Interestingly, most of the grants go to research intensive universities. A discussion about publishing with undergraduates, though, indicated that the ones at the mainly undergraduate institutions might have better success in publishing papers.
There was no discussion about long term career prospects; i.e., whether all these undergraduate researchers are going to be able to have career prospects at the end of this. To some degree, some people addressed this by asking, “If a student goes on to become a science teacher, is that as much a success as a student who goes into a Ph.D. Program?”
While at the meeting, someone asked if there was any drug violence around the region. I said I wasn’t aware of any, but little did I know that waiting on my iPod was a story from The Current about violence in Reynosa, which is right across the border from us.
I did have some time after the meeting to walk around the mall. I stuck to the outside exhibits rather than going into the Smithsonian museums, several of which had long lines and wanted me to check my bag. I did see the signs for a new hall on human origins in the Natural History Museum (right).

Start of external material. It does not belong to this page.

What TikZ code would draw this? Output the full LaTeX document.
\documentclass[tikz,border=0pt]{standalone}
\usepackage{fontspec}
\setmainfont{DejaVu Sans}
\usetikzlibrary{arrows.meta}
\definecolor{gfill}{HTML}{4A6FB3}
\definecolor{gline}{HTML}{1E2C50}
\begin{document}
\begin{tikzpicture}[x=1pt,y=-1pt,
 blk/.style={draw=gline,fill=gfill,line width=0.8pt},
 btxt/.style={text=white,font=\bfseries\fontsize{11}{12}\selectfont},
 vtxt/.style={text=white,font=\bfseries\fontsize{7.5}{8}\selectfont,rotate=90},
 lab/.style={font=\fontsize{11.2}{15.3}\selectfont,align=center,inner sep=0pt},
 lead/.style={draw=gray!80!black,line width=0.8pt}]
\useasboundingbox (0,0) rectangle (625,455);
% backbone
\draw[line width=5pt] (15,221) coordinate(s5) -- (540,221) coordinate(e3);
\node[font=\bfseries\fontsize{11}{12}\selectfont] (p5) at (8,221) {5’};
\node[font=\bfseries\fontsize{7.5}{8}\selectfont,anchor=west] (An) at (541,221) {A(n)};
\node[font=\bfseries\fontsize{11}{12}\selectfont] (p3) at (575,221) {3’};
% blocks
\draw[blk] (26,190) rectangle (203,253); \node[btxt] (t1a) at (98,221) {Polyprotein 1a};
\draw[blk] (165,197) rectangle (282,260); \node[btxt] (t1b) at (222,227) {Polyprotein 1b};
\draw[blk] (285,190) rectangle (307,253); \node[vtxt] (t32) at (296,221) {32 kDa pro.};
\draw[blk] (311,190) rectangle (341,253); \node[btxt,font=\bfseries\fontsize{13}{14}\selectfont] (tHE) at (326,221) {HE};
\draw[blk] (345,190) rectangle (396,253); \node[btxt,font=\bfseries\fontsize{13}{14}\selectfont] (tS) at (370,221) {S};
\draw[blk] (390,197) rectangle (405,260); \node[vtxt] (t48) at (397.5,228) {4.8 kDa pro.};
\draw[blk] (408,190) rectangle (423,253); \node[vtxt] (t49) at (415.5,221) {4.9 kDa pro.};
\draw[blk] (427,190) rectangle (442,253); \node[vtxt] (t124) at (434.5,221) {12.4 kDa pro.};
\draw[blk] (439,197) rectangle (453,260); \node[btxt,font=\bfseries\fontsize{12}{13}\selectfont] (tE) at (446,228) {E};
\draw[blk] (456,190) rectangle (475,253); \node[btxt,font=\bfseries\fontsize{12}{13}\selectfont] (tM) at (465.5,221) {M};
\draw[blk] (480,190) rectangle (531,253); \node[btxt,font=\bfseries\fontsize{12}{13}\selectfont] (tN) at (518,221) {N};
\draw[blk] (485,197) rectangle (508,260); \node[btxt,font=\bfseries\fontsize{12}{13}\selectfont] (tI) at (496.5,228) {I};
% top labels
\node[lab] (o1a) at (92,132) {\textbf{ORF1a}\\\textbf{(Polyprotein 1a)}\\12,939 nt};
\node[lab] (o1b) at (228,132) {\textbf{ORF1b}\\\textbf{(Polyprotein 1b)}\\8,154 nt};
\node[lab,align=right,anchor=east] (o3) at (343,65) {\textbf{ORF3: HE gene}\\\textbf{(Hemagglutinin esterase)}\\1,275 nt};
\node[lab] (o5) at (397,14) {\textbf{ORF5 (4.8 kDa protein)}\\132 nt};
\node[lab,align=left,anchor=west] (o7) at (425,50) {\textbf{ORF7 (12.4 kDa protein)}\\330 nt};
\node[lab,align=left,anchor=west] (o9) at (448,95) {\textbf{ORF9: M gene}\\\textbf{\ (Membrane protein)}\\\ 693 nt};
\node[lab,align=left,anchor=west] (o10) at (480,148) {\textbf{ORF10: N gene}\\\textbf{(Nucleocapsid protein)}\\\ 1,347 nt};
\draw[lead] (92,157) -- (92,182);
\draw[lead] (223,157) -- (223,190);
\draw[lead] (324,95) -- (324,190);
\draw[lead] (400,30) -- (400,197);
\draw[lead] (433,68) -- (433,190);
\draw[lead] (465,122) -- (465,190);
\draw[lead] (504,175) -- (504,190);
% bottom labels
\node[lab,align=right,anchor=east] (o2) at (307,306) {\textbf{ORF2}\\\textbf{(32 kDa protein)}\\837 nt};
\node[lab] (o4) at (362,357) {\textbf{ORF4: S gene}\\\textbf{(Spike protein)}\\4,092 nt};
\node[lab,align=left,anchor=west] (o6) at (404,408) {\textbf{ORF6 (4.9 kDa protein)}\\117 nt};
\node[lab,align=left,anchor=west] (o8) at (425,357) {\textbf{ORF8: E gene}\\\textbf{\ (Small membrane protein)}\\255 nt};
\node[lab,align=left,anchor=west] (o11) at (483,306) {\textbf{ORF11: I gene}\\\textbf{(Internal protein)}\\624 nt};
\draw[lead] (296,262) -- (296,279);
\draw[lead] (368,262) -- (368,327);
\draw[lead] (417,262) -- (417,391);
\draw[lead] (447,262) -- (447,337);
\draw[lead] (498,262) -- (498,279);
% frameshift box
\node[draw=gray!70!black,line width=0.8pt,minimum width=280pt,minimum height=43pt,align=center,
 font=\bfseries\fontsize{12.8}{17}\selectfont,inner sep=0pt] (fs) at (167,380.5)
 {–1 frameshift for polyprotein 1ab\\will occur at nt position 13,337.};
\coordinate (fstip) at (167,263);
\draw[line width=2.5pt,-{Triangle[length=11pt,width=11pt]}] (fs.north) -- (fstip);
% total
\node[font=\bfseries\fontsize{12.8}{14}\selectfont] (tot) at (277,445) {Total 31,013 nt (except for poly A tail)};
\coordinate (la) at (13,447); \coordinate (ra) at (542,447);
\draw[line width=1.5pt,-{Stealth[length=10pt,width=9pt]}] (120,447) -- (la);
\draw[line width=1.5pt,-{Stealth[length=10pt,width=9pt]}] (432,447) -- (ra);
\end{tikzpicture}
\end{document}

As I was walking past, I saw one man point at the banners and say to his friend, “That’s where they try to tell you we came from monkeys,” and laugh. (More commentary on the exhibit by Jerry Coyne.)
Going through security was much less annoying than I expected. I got some useful data mining done on the flight between Memphis and McAllen, so I’m glad I brought my netbook after all.
Unfortunately, I seem to have walked past someone who had a virus either in DC or in an airport. I’ve been feeling a little woozy since getting back.